I’ve been wondering if that makes it difficult for Boyer to leave his mark on the game. Boyer actually shares those players’ opinions, though.
“The most important thing that we wanted was for the core of the game to be good, and the core of GalCiv II was good.”
He says that he can still sit and play Galactic Civilizations II for hours, though he admits that the UI and tooltips were “horrible”.
“My main goal was to make sure that it was true to GalCiv II, and that it was the best version of GalCiv there’s ever been. We’ll push the envelope a bit more with expansions, but we didn’t want to start with a completely new game. I’d rather have people say that this is too much like GalCiv II than say we ruined GalCiv.”
That doesn’t mean that Galactic Civilizations III is a carbon copy, though. The third installment introduces new strategic resources, augments that allow players to more easily specialise ships without taking away their freedom to build what they want, massive changes to the economic and diplomatic game, and of course there’s the fact that it’s 64-bit and allows for insane 100-player matches.

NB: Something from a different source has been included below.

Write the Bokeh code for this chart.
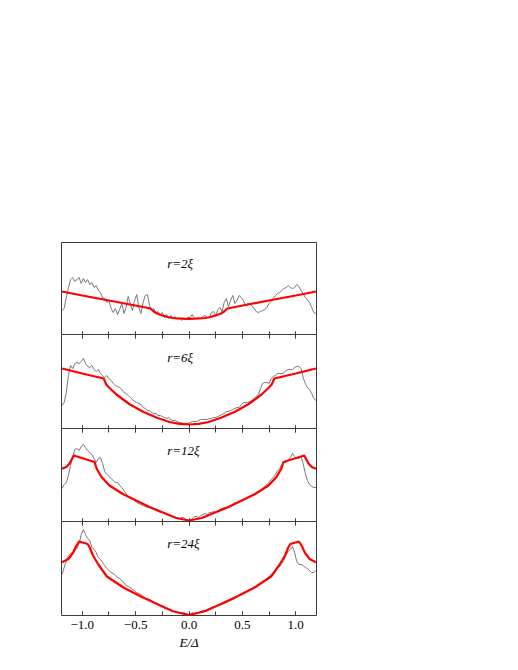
from bokeh.plotting import figure
from bokeh.layouts import column
from bokeh.models import Range1d, FixedTicker, LinearAxis, Label
from bokeh.embed import file_html
from bokeh.resources import INLINE

# ---------------- data ----------------
GRAY_X = [-1.19, -1.17, -1.15, -1.13, -1.11, -1.09, -1.07, -1.05, -1.03, -1.01,
          -0.99, -0.97, -0.95, -0.93, -0.91, -0.89, -0.87, -0.85, -0.83, -0.81,
          -0.79, -0.77, -0.75, -0.73, -0.71, -0.69, -0.67, -0.65, -0.63, -0.61,
          -0.59, -0.57, -0.55, -0.53, -0.51, -0.49, -0.47, -0.45, -0.43, -0.41,
          -0.39, -0.37, -0.35, -0.33, -0.31, -0.29, -0.27, -0.25, -0.23, -0.21,
          -0.19, -0.17, -0.15, -0.13, -0.11, -0.09, -0.07, -0.05, -0.03, -0.01,
          0.01, 0.03, 0.05, 0.07, 0.09, 0.11, 0.13, 0.15, 0.17, 0.19,
          0.21, 0.23, 0.25, 0.27, 0.29, 0.31, 0.33, 0.35, 0.37, 0.39,
          0.41, 0.43, 0.45, 0.47, 0.49, 0.51, 0.53, 0.55, 0.57, 0.59,
          0.61, 0.63, 0.65, 0.67, 0.69, 0.71, 0.73, 0.75, 0.77, 0.79,
          0.81, 0.83, 0.85, 0.87, 0.89, 0.91, 0.93, 0.95, 0.97, 0.99,
          1.01, 1.03, 1.05, 1.07, 1.09, 1.11, 1.13, 1.15, 1.17, 1.19]

GRAY_R2 = [25, 27, 38, 48, 56, 58, 54, 56, 58, 52, 57, 53, 56, 51, 53, 48, 50, 45, 43, 38,
           37, 33, 35, 27, 23, 27, 21, 26, 32, 22, 28, 39, 32, 25, 35, 41, 28, 22, 33, 40,
           41, 30, 25, 27, 22, 24, 20, 23, 18, 21, 17, 20, 17, 19, 16, 18, 15, 17, 16, 18,
           18, 21, 17, 17, 18, 17, 19, 20, 18, 18, 23, 24, 20, 26, 28, 24, 33, 37, 29, 35,
           40, 32, 35, 40, 38, 35, 30, 32, 31, 30, 27, 24, 23, 24, 25, 26, 28, 32, 34, 37,
           40, 42, 43, 45, 47, 48, 50, 48, 47, 48, 51, 49, 45, 42, 38, 36, 33, 28, 23, 22]

GRAY_R6 = [24, 27, 37, 54, 64, 61, 66, 67, 66, 68, 71, 66, 63, 62, 64, 60, 58, 60, 56, 54,
           52, 54, 51, 49, 46, 44, 43, 42, 40, 37, 36, 34, 32, 30, 28, 27, 26, 25, 22, 21,
           19, 19, 17, 16, 16, 14, 14, 13, 12, 11, 12, 10, 9, 9, 8, 7, 7, 6, 6, 6,
           7, 8, 8, 8, 9, 10, 10, 10, 10, 11, 11, 12, 12, 13, 14, 15, 16, 18, 18, 19,
           20, 21, 22, 22, 25, 27, 27, 27, 28, 29, 31, 33, 35, 41, 46, 47, 47, 46, 51, 53,
           54, 56, 56, 56, 57, 59, 60, 60, 60, 62, 63, 63, 61, 52, 46, 42, 40, 36, 31, 29]

GRAY_R12 = [34, 38, 40, 47, 57, 65, 73, 74, 72, 76, 78, 75, 72, 70, 68, 64, 60, 64, 65, 59,
            51, 48, 46, 44, 42, 40, 40, 37, 35, 32, 29, 26, 25, 24, 22, 20, 19, 18, 17, 16,
            15, 15, 14, 13, 12, 11, 10, 10, 9, 8, 7, 7, 6, 5, 5, 4, 5, 5, 3, 2,
            2, 4, 6, 6, 5, 7, 8, 9, 8, 10, 10, 11, 10, 12, 13, 14, 15, 15, 16, 17,
            18, 20, 20, 21, 22, 23, 23, 25, 26, 27, 28, 30, 31, 32, 34, 36, 38, 40, 43, 45,
            48, 52, 54, 58, 60, 60, 63, 65, 69, 66, 64, 64, 66, 59, 49, 42, 38, 36, 35, 35]

GRAY_R24 = [41, 48, 55, 60, 62, 63, 65, 67, 72, 81, 86, 81, 77, 75, 68, 66, 63, 58, 56, 53,
            50, 47, 45, 43, 42, 40, 38, 37, 35, 33, 30, 29, 28, 26, 25, 23, 22, 21, 19, 17,
            17, 16, 15, 13, 12, 11, 10, 9, 7, 7, 6, 5, 4, 4, 3, 3, 2, 3, 2, 1,
            1, 3, 2, 3, 3, 4, 5, 5, 6, 7, 8, 9, 9, 10, 11, 11, 12, 13, 14, 15,
            16, 17, 19, 20, 21, 22, 23, 25, 26, 27, 28, 29, 31, 32, 33, 35, 37, 39, 41, 43,
            45, 47, 49, 52, 55, 61, 64, 66, 69, 63, 54, 51, 51, 50, 48, 47, 45, 43, 43, 45]

RED_X_R2 = [-1.19, -1.0, -0.8, -0.6, -0.36, -0.33, -0.30, -0.25, -0.20, -0.15, -0.10, -0.05, 0.0,
            0.05, 0.10, 0.15, 0.20, 0.25, 0.30, 0.33, 0.36, 0.6, 0.8, 1.0, 1.19]
RED_R2 = [44, 40, 36, 32, 27, 24, 22, 20, 18.5, 17.5, 17, 16.8, 16.7,
          16.8, 17, 17.5, 18.5, 20, 22, 24, 27, 32, 36, 40, 44]

RED_X_R6 = [-1.19, -1.0, -0.80, -0.775, -0.75, -0.68, -0.56, -0.435, -0.30, -0.184, -0.09, 0.0,
            0.09, 0.184, 0.30, 0.435, 0.56, 0.68, 0.75, 0.775, 0.80, 1.0, 1.19]
RED_R6 = [61, 56, 51, 45, 42, 35, 25.5, 18, 11.7, 7.5, 5.7, 5,
          5.7, 7.5, 11.7, 18, 25.5, 35, 42, 45, 51, 56, 61]

RED_X_R12 = [-1.19, -1.15, -1.12, -1.08, -0.885, -0.865, -0.82, -0.745, -0.62, -0.495, -0.37, -0.25, -0.12, 0.0,
             0.12, 0.25, 0.37, 0.495, 0.62, 0.745, 0.82, 0.865, 0.885, 1.08, 1.12, 1.15, 1.19]
RED_R12 = [53.7, 55.5, 59, 67, 60.5, 53.7, 45.5, 37, 28.5, 22, 15.5, 10.3, 4.5, 2,
           4.5, 10.3, 15.5, 22, 28.5, 37, 45.5, 53.7, 60.5, 67, 59, 55.5, 53.7]

RED_X_R24 = [-1.19, -1.13, -1.085, -1.055, -1.03, -0.95, -0.93, -0.90, -0.85, -0.77, -0.615, -0.46, -0.305, -0.15, 0.0,
             0.15, 0.305, 0.46, 0.615, 0.77, 0.85, 0.90, 0.93, 0.95, 1.03, 1.055, 1.085, 1.13, 1.19]
RED_R24 = [53.3, 56.5, 63, 70, 74, 71.5, 68, 60, 51, 39, 28, 19.5, 11.7, 4.3, 0.5,
           4.3, 11.7, 19.5, 28, 39, 51, 60, 68, 71.5, 74, 70, 63, 56.5, 53.3]

PANEL_LABELS = ["r=2\u03be", "r=6\u03be", "r=12\u03be", "r=24\u03be"]
GRAY_SERIES = [GRAY_R2, GRAY_R6, GRAY_R12, GRAY_R24]
RED_XS = [RED_X_R2, RED_X_R6, RED_X_R12, RED_X_R24]
RED_SERIES = [RED_R2, RED_R6, RED_R12, RED_R24]

MAJOR_TICKS = [-1.0, -0.5, 0.0, 0.5, 1.0]
MINOR_TICKS = [-1.0, -0.75, -0.5, -0.25, 0.0, 0.25, 0.5, 0.75, 1.0]
TICK_LABELS = {-1.0: "\u22121.0", -0.5: "\u22120.5", 0.0: "0.0", 0.5: "0.5", 1.0: "1.0"}

SERIF = "'Liberation Serif', 'Times New Roman', serif"
FRAME_COLOR = "#3a3a3a"


def tick_axis(**extra):
    """Inward ticks every 0.25; the frame outline supplies the line."""
    opts = dict(ticker=FixedTicker(ticks=MAJOR_TICKS, minor_ticks=MINOR_TICKS),
                major_tick_in=4, major_tick_out=0, minor_tick_in=4, minor_tick_out=0,
                major_tick_line_color=FRAME_COLOR, minor_tick_line_color=FRAME_COLOR,
                axis_line_color=None,
                major_label_text_font_size="0px", major_label_text_color=None,
                major_label_standoff=0)
    opts.update(extra)
    return LinearAxis(**opts)


# ---------------- layout ----------------
frame_h = [93, 95, 94, 94]
top_border = [242, 0, 0, 0]
bottom_border = [0, 0, 0, 45]

figs = []
for i in range(4):
    last = (i == 3)
    p = figure(width=321, height=frame_h[i] + top_border[i] + bottom_border[i],
               output_backend="svg", toolbar_location=None,
               x_range=Range1d(-1.195, 1.195), y_range=Range1d(0, frame_h[i]),
               x_axis_location=None, y_axis_location=None,
               min_border_left=61, min_border_right=5,
               min_border_top=top_border[i], min_border_bottom=bottom_border[i],
               margin=(0 if i == 0 else -1, 0, 0, 0))
    p.xgrid.visible = False
    p.ygrid.visible = False
    p.outline_line_color = FRAME_COLOR
    p.outline_line_width = 1
    p.background_fill_color = "white"
    p.border_fill_color = "white"

    if last:
        ax = tick_axis(major_label_overrides=TICK_LABELS,
                       major_label_text_font=SERIF, major_label_text_font_size="13px",
                       major_label_text_color="black", major_label_standoff=5,
                       axis_label="E/\u0394", axis_label_text_font=SERIF,
                       axis_label_text_font_style="italic", axis_label_text_font_size="13px",
                       axis_label_text_color="black", axis_label_standoff=3)
    else:
        ax = tick_axis()
    p.add_layout(ax, "below")
    if i > 0:
        p.add_layout(tick_axis(), "above")

    p.line(GRAY_X, GRAY_SERIES[i], line_color="#777777", line_width=1)
    p.line(RED_XS[i], RED_SERIES[i], line_color="#ff0000", line_width=2.2)

    p.add_layout(Label(x=-0.205, y=72, text=PANEL_LABELS[i], text_font=SERIF,
                       text_font_style="italic", text_font_size="13px",
                       text_baseline="middle", text_align="left", text_color="black"))
    figs.append(p)

layout = column(*figs, spacing=0)
open("out.html", "w").write(file_html(layout, INLINE))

Unfortunately these won’t be 100-human player matches, instead pitting human players again 99 AI opponents. It’s a very viable way to play the game, Boyer says, but he recommends playing on an immense map, not a small one. Even then, a player will probably only be able to colonise a few worlds before every planet has been swallowed up by the swarm of empires. And that’s when it devolves into a huge, map-wide war. “Chaos erupts,” Boyer ominously states.
This can all be achieved without mods, but players will need to make custom races to fill up the map with. Luckily, custom races will be downloadable from Steam.
With the end in sight, Boyer’s not remotely done yet.
“We’re just getting started: we’re planning on developing GalCiv III for five more years, at least, and that’ll be me spending all of my life on it.”
That’s five years of updates, DLC and expansions. Boyer’s focus, right now, is on enabling modding and working on a map editor, and then DLC and expansions.
“Early DLC will probably be simple things, maps, tournaments, things like that where they’re essentially small scenarios,” he explains. There’s also going to be some Snathi DLC, where the furry psychotic squirrels can get a chance to conquer the galaxy. Boyer’s aiming to get that out there between now and the first expansion.
Before all of that, it’s got to launch, and that milestone will be reached on May 14th.